▶ Stated goal
Extract, in full, the lines below, beginning at the first and ending with the line that contains "['#ff9f36', '#ffcf33', '#3497a8', '#6b54f0', '#35b035'];". Pictures do not belong in the copy.

<<<<

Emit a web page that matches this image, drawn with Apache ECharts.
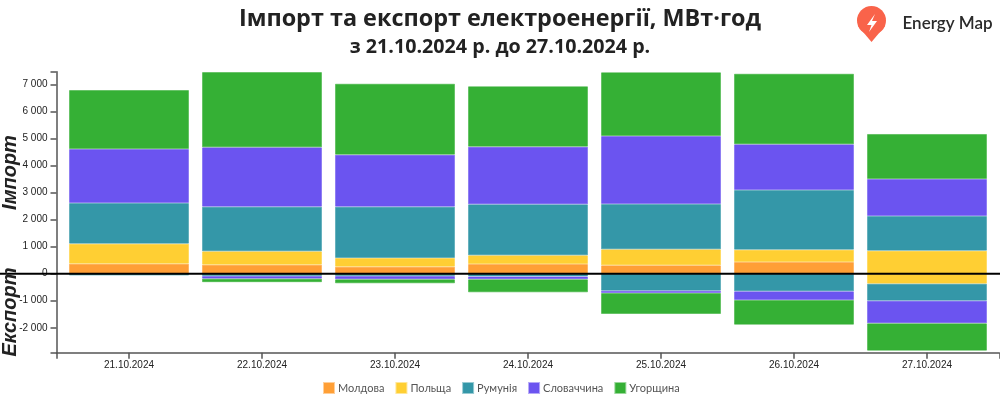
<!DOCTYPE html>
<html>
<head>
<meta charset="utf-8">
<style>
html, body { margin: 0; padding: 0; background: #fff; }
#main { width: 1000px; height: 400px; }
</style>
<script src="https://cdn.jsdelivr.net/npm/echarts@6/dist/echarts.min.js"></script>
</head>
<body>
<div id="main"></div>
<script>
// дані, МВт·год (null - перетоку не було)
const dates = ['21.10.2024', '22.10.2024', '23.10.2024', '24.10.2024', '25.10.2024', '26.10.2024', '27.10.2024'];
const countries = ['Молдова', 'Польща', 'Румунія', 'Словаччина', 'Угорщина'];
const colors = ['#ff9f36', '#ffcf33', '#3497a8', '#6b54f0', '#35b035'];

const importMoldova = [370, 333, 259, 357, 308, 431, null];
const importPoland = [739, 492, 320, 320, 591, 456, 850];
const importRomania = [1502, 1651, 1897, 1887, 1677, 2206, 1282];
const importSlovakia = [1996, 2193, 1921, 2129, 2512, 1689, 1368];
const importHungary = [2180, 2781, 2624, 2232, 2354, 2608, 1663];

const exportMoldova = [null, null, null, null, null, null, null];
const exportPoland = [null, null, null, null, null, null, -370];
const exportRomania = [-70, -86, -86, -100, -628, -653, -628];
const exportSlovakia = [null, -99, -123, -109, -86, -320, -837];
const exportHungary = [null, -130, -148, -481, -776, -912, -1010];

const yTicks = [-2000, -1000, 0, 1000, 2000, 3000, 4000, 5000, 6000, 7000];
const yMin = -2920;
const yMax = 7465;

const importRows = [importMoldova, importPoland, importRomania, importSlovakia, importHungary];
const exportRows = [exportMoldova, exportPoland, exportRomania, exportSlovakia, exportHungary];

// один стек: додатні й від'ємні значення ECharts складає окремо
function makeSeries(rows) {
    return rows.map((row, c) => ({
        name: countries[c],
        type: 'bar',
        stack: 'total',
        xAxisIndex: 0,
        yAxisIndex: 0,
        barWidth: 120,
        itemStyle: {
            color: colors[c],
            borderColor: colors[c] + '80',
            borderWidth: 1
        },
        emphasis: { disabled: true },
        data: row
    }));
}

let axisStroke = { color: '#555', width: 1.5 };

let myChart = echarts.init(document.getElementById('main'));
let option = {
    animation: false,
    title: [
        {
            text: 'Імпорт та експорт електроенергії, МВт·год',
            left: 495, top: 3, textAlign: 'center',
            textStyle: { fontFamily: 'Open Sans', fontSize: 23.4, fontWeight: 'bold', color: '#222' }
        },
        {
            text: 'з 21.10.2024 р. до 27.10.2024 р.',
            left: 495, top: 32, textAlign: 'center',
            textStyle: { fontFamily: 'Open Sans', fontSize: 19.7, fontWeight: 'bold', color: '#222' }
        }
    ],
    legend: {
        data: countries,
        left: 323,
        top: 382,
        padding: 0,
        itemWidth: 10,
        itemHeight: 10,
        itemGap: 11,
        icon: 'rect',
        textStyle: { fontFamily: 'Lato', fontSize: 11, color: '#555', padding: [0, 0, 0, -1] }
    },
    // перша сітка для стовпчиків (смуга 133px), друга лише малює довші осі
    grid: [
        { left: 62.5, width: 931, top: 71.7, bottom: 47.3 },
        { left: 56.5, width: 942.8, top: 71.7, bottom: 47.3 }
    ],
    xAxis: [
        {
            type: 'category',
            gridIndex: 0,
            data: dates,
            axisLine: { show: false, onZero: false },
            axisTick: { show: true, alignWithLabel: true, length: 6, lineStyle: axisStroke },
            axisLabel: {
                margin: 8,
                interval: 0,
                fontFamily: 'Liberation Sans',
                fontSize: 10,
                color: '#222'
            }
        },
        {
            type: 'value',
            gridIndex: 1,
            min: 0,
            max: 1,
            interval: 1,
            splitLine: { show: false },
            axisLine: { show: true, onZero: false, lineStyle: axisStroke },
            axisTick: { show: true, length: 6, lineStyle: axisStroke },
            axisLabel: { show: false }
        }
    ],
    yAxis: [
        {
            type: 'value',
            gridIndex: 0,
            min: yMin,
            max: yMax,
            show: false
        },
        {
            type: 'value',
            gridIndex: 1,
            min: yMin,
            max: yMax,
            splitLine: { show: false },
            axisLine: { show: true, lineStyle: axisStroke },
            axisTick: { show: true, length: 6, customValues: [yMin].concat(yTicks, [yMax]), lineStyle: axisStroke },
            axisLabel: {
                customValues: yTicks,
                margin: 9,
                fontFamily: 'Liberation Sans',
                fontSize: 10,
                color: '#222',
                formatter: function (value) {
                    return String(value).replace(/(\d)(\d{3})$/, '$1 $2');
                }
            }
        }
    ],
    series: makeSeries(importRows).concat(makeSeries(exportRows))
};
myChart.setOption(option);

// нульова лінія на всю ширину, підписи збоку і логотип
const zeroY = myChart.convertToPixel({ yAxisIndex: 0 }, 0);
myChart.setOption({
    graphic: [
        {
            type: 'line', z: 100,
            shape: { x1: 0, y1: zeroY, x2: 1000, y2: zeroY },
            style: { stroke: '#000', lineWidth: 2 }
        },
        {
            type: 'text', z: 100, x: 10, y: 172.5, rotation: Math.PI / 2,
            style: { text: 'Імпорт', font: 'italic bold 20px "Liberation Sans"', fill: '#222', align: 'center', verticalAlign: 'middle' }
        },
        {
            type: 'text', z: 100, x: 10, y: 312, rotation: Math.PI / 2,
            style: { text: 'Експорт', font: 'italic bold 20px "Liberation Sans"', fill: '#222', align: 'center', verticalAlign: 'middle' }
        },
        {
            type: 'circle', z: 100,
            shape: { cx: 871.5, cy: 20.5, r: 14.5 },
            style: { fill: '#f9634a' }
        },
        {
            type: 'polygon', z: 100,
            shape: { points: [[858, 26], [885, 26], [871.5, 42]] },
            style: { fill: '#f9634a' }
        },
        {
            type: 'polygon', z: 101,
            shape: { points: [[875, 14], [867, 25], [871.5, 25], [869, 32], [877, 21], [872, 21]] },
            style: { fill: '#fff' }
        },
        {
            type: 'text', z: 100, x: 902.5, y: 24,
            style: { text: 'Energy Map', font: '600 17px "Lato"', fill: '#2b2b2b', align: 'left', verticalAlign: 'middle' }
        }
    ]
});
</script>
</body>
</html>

>>>>

▶ Complete answer
Emit a web page that matches this image, drawn with Apache ECharts.
<!DOCTYPE html>
<html>
<head>
<meta charset="utf-8">
<style>
html, body { margin: 0; padding: 0; background: #fff; }
#main { width: 1000px; height: 400px; }
</style>
<script src="https://cdn.jsdelivr.net/npm/echarts@6/dist/echarts.min.js"></script>
</head>
<body>
<div id="main"></div>
<script>
// дані, МВт·год (null - перетоку не було)
const dates = ['21.10.2024', '22.10.2024', '23.10.2024', '24.10.2024', '25.10.2024', '26.10.2024', '27.10.2024'];
const countries = ['Молдова', 'Польща', 'Румунія', 'Словаччина', 'Угорщина'];
const colors = ['#ff9f36', '#ffcf33', '#3497a8', '#6b54f0', '#35b035'];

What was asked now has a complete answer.